UK ups Irish-related threat level

Attack on mainland from Northern Ireland-related groups is a "strong possibility", interior minister says.

    May said 'the first and most important duty of government is the protection and security of the British people' [EPA]

    British security services have raised the threat level from Northern Ireland-related violence to suggest an attack is now a "strong possibility" in the mainland United Kingdom.

    The threat to Britain is still lower than the overall threat from so-called international terrorism, which remains unchanged at "severe".

    "The director-general of the security service has informed me that he has raised the threat to Great Britain from Irish-related terrorism from moderate to substantial, meaning that an attack is a strong possibility," Theresa May, the UK interior minister, said in a statement on Friday.

    "Judgments are based on a broad range of factors, including the intent and capabilities of terrorist groups.

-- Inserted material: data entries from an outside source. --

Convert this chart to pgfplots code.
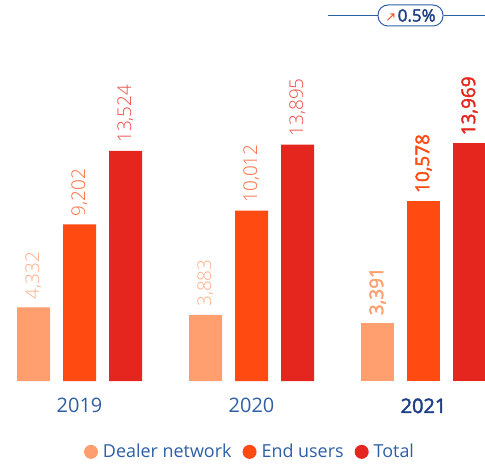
\documentclass[border=0pt]{standalone}
\usepackage{pgfplots}
\pgfplotsset{compat=1.18}
\usepackage{fontspec}
\setmainfont{Open Sans}
\newfontfamily\lightfont{Open Sans Light}
\newfontfamily\semifont{Open Sans}[FakeBold=2.2]
\newfontfamily\symfont{DejaVu Sans}
\definecolor{cDealer}{HTML}{FF9E6E}
\definecolor{cEnd}{HTML}{FF4A12}
\definecolor{cTotal}{HTML}{E5261E}
\definecolor{lDealer}{HTML}{FFAE88}
\definecolor{lEnd}{HTML}{FF6A3E}
\definecolor{lTotal}{HTML}{EE4A42}
\definecolor{tBlue}{HTML}{2E5FA6}
\definecolor{tNavy}{HTML}{1D3F85}
\pgfplotstableread{
x y
33.5 4332
205.5 3883
}\dealerA
\pgfplotstableread{
x y
377.5 3391
}\dealerB
\pgfplotstableread{
x y
79.5 9202
251.5 10012
}\endA
\pgfplotstableread{
x y
423.5 10578
}\endB
\pgfplotstableread{
x y
125.5 13524
297.5 13895
}\totalA
\pgfplotstableread{
x y
469.5 13969
}\totalB
\begin{document}
\begin{tikzpicture}
\path[use as bounding box] (0,0) rectangle (485bp,464bp);
\begin{axis}[
  at={(0bp,83bp)}, anchor=south west,
  scale only axis, width=485bp, height=381bp,
  xmin=0, xmax=485, ymin=0, ymax=22399,
  clip=false,
  axis line style={draw=none},
  ytick=\empty,
  xtick={79.5,251.5,423.5},
  xticklabels={2019,2020,{\semifont\color{tNavy}2021}},
  xticklabel style={font=\fontsize{20}{24}\selectfont, text=tBlue, yshift=-14bp},
  major tick length=0pt,
  ybar, bar width=33, bar shift=0pt,
  /pgf/number format/.cd, 1000 sep={,}, fixed, assume math mode=true,
  /pgfplots/.cd,
  nodes near coords,
  every node near coord/.append style={rotate=90, anchor=west, inner xsep=8bp, inner ysep=0pt, font=\lightfont\fontsize{19}{22}\selectfont},
  legend style={at={(250/485,-0.186)}, anchor=center, draw=none, fill=none,
    legend columns=3, font=\fontsize{18}{20}\selectfont, text=tBlue,
    /tikz/every even column/.append style={column sep=9bp},
    /tikz/every odd column/.append style={column sep=3bp}},
  legend image code/.code={\fill[#1] (3bp,0bp) circle (7bp);},
]
\addplot[fill=cDealer, draw=none, nodes near coords style={text=lDealer}] table {\dealerA};
\addlegendentry{Dealer network}
\addplot[fill=cEnd, draw=none, nodes near coords style={text=lEnd}] table {\endA};
\addlegendentry{End users}
\addplot[fill=cTotal, draw=none, nodes near coords style={text=lTotal}] table {\totalA};
\addlegendentry{Total}
\addplot[fill=cDealer, draw=none, forget plot, nodes near coords style={text=cDealer, font=\semifont\fontsize{19}{22}\selectfont}] table {\dealerB};
\addplot[fill=cEnd, draw=none, forget plot, nodes near coords style={text=cEnd, font=\semifont\fontsize{19}{22}\selectfont}] table {\endB};
\addplot[fill=cTotal, draw=none, forget plot, nodes near coords style={text=cTotal, font=\semifont\fontsize{19}{22}\selectfont}] table {\totalB};
\end{axis}
\draw[tBlue, line width=1bp] (328bp,448.5bp) -- (378bp,448.5bp);
\draw[tBlue, line width=1bp] (444bp,448.5bp) -- (485bp,448.5bp);
\node[draw=tBlue, line width=1bp, rounded corners=10bp, minimum width=65bp, minimum height=21bp, inner sep=0pt, anchor=center] at (410.5bp,448.5bp)
 {\symfont\fontsize{13}{13}\selectfont\color{cEnd}↗\kern1.5bp\semifont\fontsize{17}{18}\selectfont\color{tNavy}0.5\%};
\end{tikzpicture}
\end{document}
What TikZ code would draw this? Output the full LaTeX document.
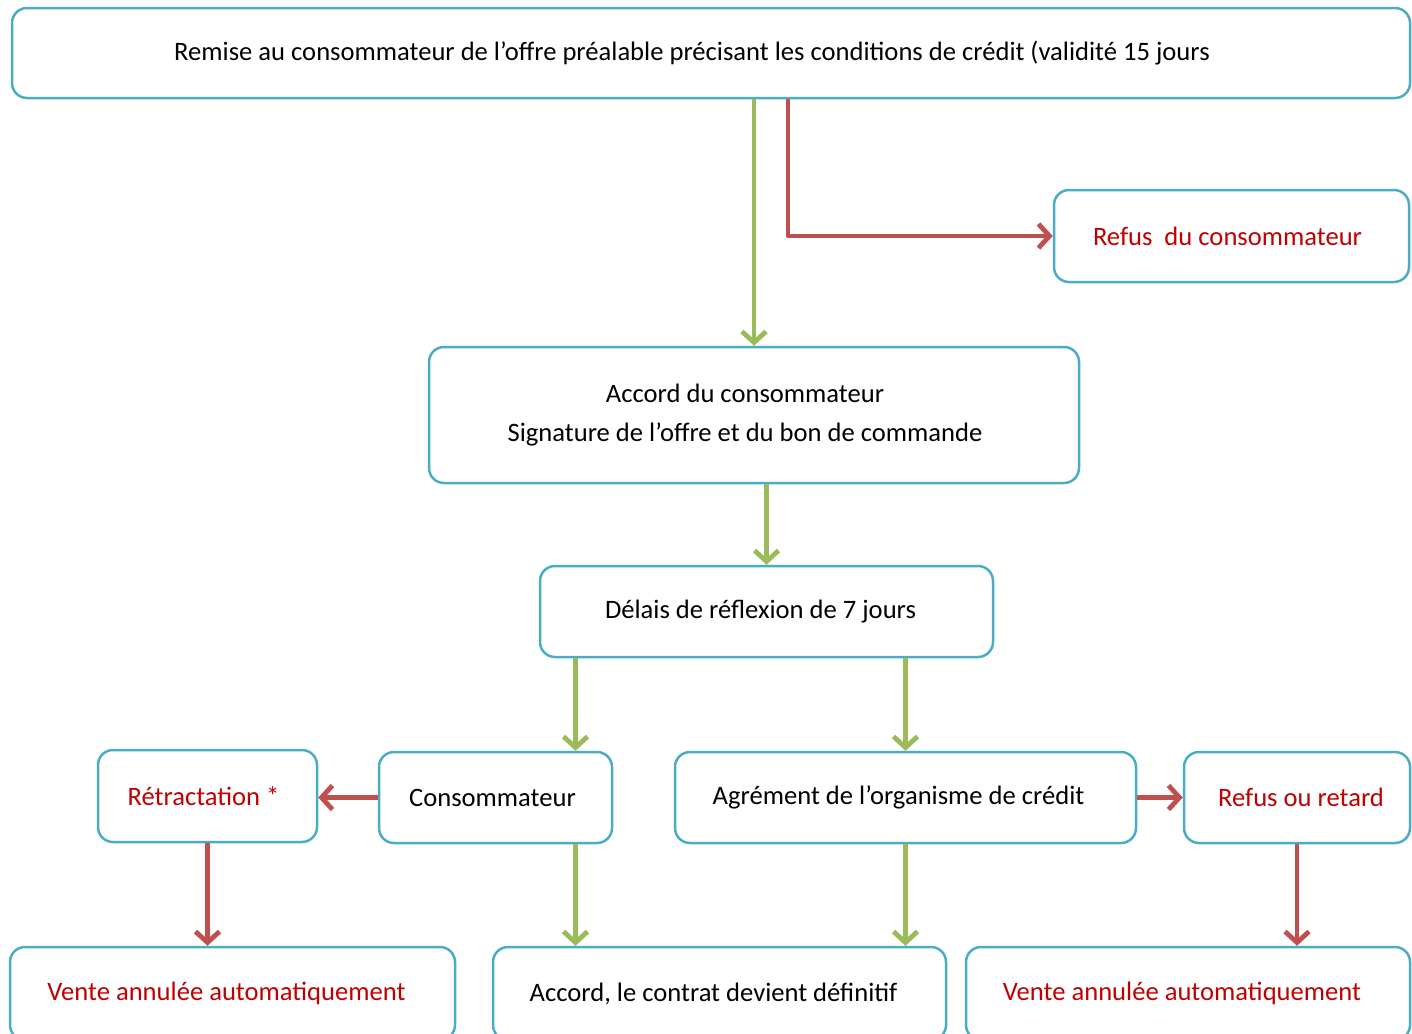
\documentclass[tikz,border=0pt]{standalone}
\usepackage{fontspec}
\setmainfont{Carlito}
\definecolor{boxblue}{RGB}{75, 172, 198}
\definecolor{okgreen}{RGB}{155, 187, 89}
\definecolor{nored}{RGB}{192, 80, 77}
\definecolor{textred}{RGB}{192, 0, 0}
\usetikzlibrary{
  arrows.meta,
  calc,
  positioning,
}
\tikzset{
  >={Straight Barb[length=5.5pt,width=12pt]},
  box/.style={draw=boxblue,line width=1.25pt,rectangle,rounded corners=7.5pt,align=center,
    font=\fontsize{13.3}{19.5}\selectfont,inner sep=0pt},
  redtext/.style={text=textred},
  okarrow/.style={->,draw=okgreen,line width=2.4pt,line join=round},
  noarrow/.style={->,draw=nored,line width=2.4pt,line join=round},
}
\begin{document}
\begin{tikzpicture}[x=0.5pt,y=-0.5pt]
        \clip (0,0) rectangle (1412,1033);

        \node[box,minimum width=699pt,minimum height=45pt]      (offre)    at (711,53)      {Remise au consommateur de l’offre préalable précisant les conditions de crédit (validité 15 jours\hspace*{19pt}};
        \node[box,redtext,minimum width=177.5pt,minimum height=46pt]    (refus1)   at (1231.5,236)  {Refus\ \ du consommateur\hspace*{4pt}};
        \node[box,minimum width=325pt,minimum height=68pt]      (accord)   at (754,415)     {Accord du consommateur\hspace*{9pt}\\Signature de l’offre et du bon de commande\hspace*{9pt}};
        \node[box,minimum width=226.5pt,minimum height=45.5pt]  (delais)   at (766.5,611.5) {Délais de réflexion de 7 jours\hspace*{6pt}};
        \node[box,redtext,minimum width=109.5pt,minimum height=46pt]    (retract)  at (207.5,796)   {Rétractation *\hspace*{4pt}};
        \node[box,minimum width=116.5pt,minimum height=45.5pt]  (consom)   at (495.5,797.5) {Consommateur\hspace*{3pt}};
        \node[box,minimum width=230.5pt,minimum height=45.5pt]  (agrement) at (905.5,797.5) {Agrément de l’organisme de crédit\hspace*{7pt}};
        \node[box,redtext,minimum width=113pt,minimum height=45.5pt]    (refus2)   at (1297,797.5)  {\hspace*{4pt}Refus ou retard};
        \node[box,redtext,minimum width=222.5pt,minimum height=46.5pt]  (vente1)   at (232.5,993.5) {Vente annulée automatiquement\hspace*{6pt}};
        \node[box,minimum width=226.5pt,minimum height=46.5pt]  (accord2)  at (719.5,993.5) {Accord, le contrat devient définitif\hspace*{6pt}};
        \node[box,redtext,minimum width=222pt,minimum height=46.5pt]    (vente2)   at (1188,993.5)  {Vente annulée automatiquement\hspace*{6pt}};

        \draw[okarrow] (offre.south -| accord.north) -- (accord.north);
        \draw[noarrow] ([xshift=17pt]offre.south -| accord.north) |- (refus1.west);
        \draw[okarrow] (accord.south -| delais.north) -- (delais.north);
        \draw[okarrow] ([xshift=40pt]consom.north |- delais.south) -- ([xshift=40pt]consom.north);
        \draw[okarrow] (delais.south -| agrement.north) -- (agrement.north);
        \draw[noarrow] (consom.west) -- (consom.west -| retract.east);
        \draw[noarrow] (agrement.east) -- (refus2.west);
        \draw[noarrow] (retract.south) -- (retract.south |- vente1.north);
        \draw[okarrow] ([xshift=40pt]consom.south) -- ([xshift=40pt]consom.south |- accord2.north);
        \draw[okarrow] (agrement.south) -- (agrement.south |- accord2.north);
        \draw[noarrow] (refus2.south) -- (refus2.south |- vente2.north);

    \end{tikzpicture}
\end{document}
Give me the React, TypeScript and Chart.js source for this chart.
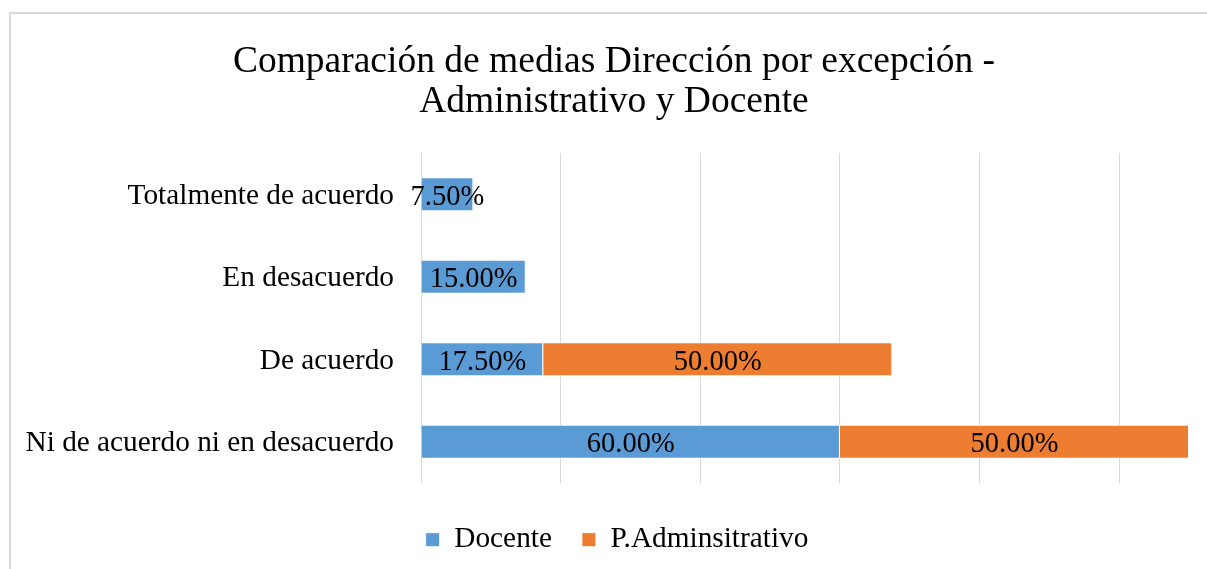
import React, { useEffect, useRef } from "react";
import { Chart, registerables } from "chart.js";

Chart.register(...registerables);

const categories = [
  "Totalmente de acuerdo",
  "En desacuerdo",
  "De acuerdo",
  "Ni de acuerdo ni en desacuerdo",
];
const docente = [7.5, 15, 17.5, 60];
const administrativo = [0, 0, 50, 50];
const titleLines = ["Comparación de medias Dirección por excepción -", "Administrativo y Docente"];
const seriesNames = ["Docente", "P.Adminsitrativo"];

const FONT = "'Liberation Serif', 'Times New Roman', serif";

const dataLabelPlugin = {
  id: "dataLabels",
  afterDatasetsDraw(chart: any) {
    const ctx = chart.ctx;
    ctx.save();
    ctx.font = `28.5px ${FONT}`;
    ctx.fillStyle = "#000";
    ctx.textAlign = "center";
    ctx.textBaseline = "middle";
    chart.data.datasets.forEach((ds: any, di: number) => {
      const meta = chart.getDatasetMeta(di);
      meta.data.forEach((bar: any, i: number) => {
        const v = ds.data[i];
        if (!v) return;
        const cx = (bar.x + bar.base) / 2;
        ctx.fillText(v.toFixed(2) + "%", cx, bar.y + 3);
      });
    });
    ctx.restore();
  },
};

// Centre the title and legend on the whole chart frame (as the original does),
// while the category axis keeps the full left margin for its labels.
const centerShiftPlugin = {
  id: "centerShift",
  afterLayout(chart: any) {
    if (chart.titleBlock) chart.titleBlock.left = 39;
    if (chart.legend) chart.legend.left = 45;
  },
};

export default function App() {
  const ref = useRef<HTMLCanvasElement>(null);
  useEffect(() => {
    if (!ref.current) return;
    const chart = new Chart(ref.current, {
      type: "bar",
      data: {
        labels: categories,
        datasets: [
          {
            label: seriesNames[0],
            data: docente,
            backgroundColor: "#5B9BD5",
            borderColor: "rgba(255,255,255,0.9)",
            borderWidth: 1,
            barPercentage: 0.41,
            categoryPercentage: 1,
          },
          {
            label: seriesNames[1],
            data: administrativo,
            backgroundColor: "#ED7D31",
            borderColor: "rgba(255,255,255,0.9)",
            borderWidth: 1,
            barPercentage: 0.41,
            categoryPercentage: 1,
          },
        ],
      },
      options: {
        indexAxis: "y",
        animation: false,
        responsive: false,
        maintainAspectRatio: false,
        layout: { padding: { top: 32, right: 18, left: 0, bottom: 4.7 } },
        plugins: {
          title: {
            display: true,
            text: titleLines,
            color: "#000",
            font: { family: FONT, size: 37.5, weight: "normal", lineHeight: 1.067 },
            padding: { top: 10, bottom: 31 },
          },
          legend: {
            position: "bottom",
            labels: {
              color: "#000",
              font: { family: FONT, size: 29.3 },
              boxWidth: 14,
              boxHeight: 14,
              padding: 30,
            },
          },
          tooltip: { enabled: false },
        },
        scales: {
          x: {
            stacked: true,
            min: 0,
            max: 110,
            afterFit: (s: any) => {
              s.height = 12;
            },
            ticks: { display: false, stepSize: 20, includeBounds: false },
            grid: {
              color: (c: any) => (c.tick && c.tick.value > 100 ? "transparent" : "#d9d9d9"),
              lineWidth: 1,
              drawTicks: false,
            },
            border: { display: false },
          },
          y: {
            stacked: true,
            afterFit: (s: any) => {
              s.width = 421;
            },
            ticks: {
              color: "#000",
              font: { family: FONT, size: 29.3 },
              padding: 27,
              labelOffset: 2,
            },
            grid: { display: false, drawTicks: false },
            border: { display: false },
          },
        },
      },
      plugins: [dataLabelPlugin, centerShiftPlugin],
    });
    return () => chart.destroy();
  }, []);

  return (
    <div style={{ position: "fixed", left: 0, top: 0, width: 1207, height: 569, background: "#fff" }}>
      <div
        style={{
          position: "absolute",
          left: 9,
          top: 12,
          width: 1220,
          height: 600,
          borderLeft: "2px solid #d9d9d9",
          borderTop: "2px solid #d9d9d9",
        }}
      />
      <canvas ref={ref} width={1207} height={569} style={{ position: "absolute", left: 0, top: 0 }} />
    </div>
  );
}
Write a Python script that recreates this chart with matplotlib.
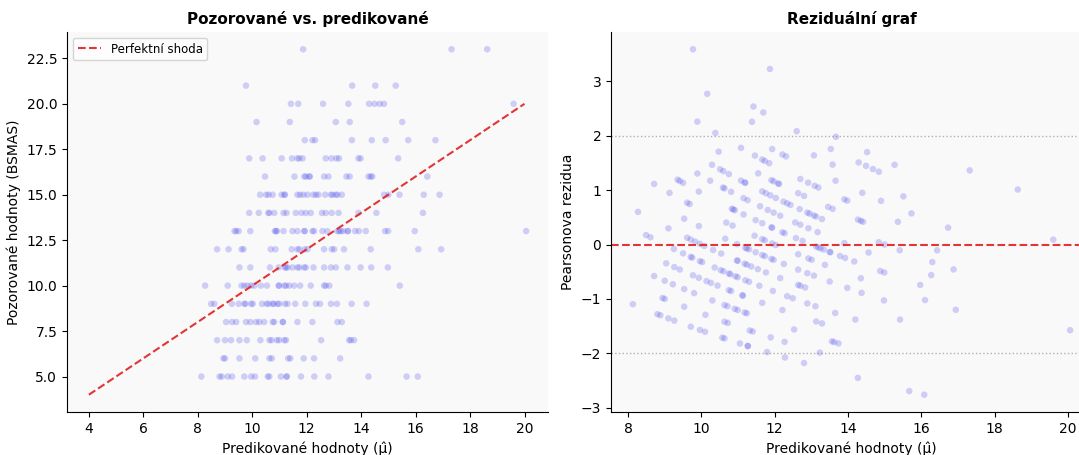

    "The first and most important duty of government is the protection and security of the British people."

    It is the first time the government has published its assessment of the threat posed by Irish-related groups to Britain. A spokesman for the interior ministry would not say if the change was linked to any specific threat.

    Jonathan Evans, the head of MI5, Britain's domestic security services, warned last week that dissident republicans opposed to the UK's rule in Northern Ireland could strike mainland UK.

    In rare public comments, Evans said there had been a "persistent rise in terrorist activity and ambition" by such groups in Northern Ireland over the past three years.

    Northern Ireland has been largely at peace since a 1998 agreement brought an end to three decades of violence between groups seeking to unite British-ruled Northern Ireland with the Irish Republic and Unionists who want the region to remain as part of the UK.

    But in recent months, republican dissidents have attacked security forces several times, with the so-called Real IRA believed to be leading much of the campaign including car bombings and shooting at police officers.
       
    Real IRA leaders threatened earlier this month to launch more attacks against "military, political and economic targets".